As a European artist appropriating an emblem described in the 1950s as the 'sublimated essence of all America stands for' (W.A. White cited in 'The Sun Never Sets on Cacoola', Time, 15 May 1950, https://www.time.com/time/magazine/article/0,9171,820569,00.html), Schifano's painting takes on a different significance from that of Pop artists based in the U.S. who were simultaneously replicating similar commercial imagery. Whilst much post-war advertising promoted the idea that commercialism was equitable with egalitarian values, the history of international capitalist ventures held a very different significance in Europe. During World War II, Coca-Cola's popularity spread with the invading U.S. armies in its mission to be 'always within an arm's length of desire' (R. Woodruff cited in Ibid). After the war, the impoverished and ruined cities of Europe saw a rise in Communist party politics that resisted any victory for U.S. enterprise and reviled Coke as one of the leading symbols of capitalist colonisation.
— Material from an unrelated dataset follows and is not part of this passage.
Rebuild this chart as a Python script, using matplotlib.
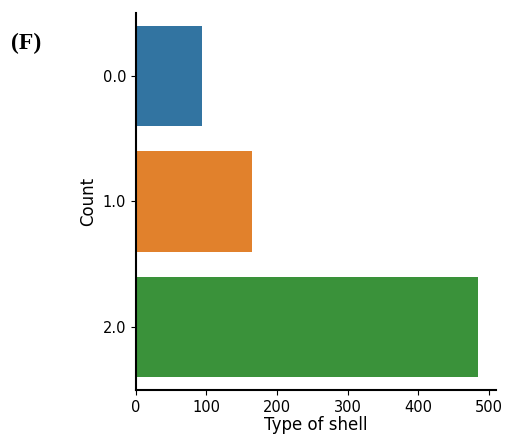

In Rome, the Communist-line newspaper Il Paese portrayed the soft drink's widespread presence as a threat, describing the company as a 'red-uniformed army which today has an outpost . . . even in the remotest parts of our countryside' (cited in 'Italian Invasion', Time, Aug. 27 1949, https://www.time.com/time/magazine/article/0,9171,800637,00.html). Despite these protests from the extreme left wing, the push to stabilize world economies through free trade prevailed, leading into a period of unprecedented industrial growth in Italy and the rapid rise of consumer culture during the fifties and sixties. Placing Schifano's work in this historical context, the calculated choice of the Coca-Cola logo signals his greater purpose in exploring the company's typographic aesthetics, deliberately involving the painting in the debate surrounding the influence of American culture and politics in Europe during the 20th century.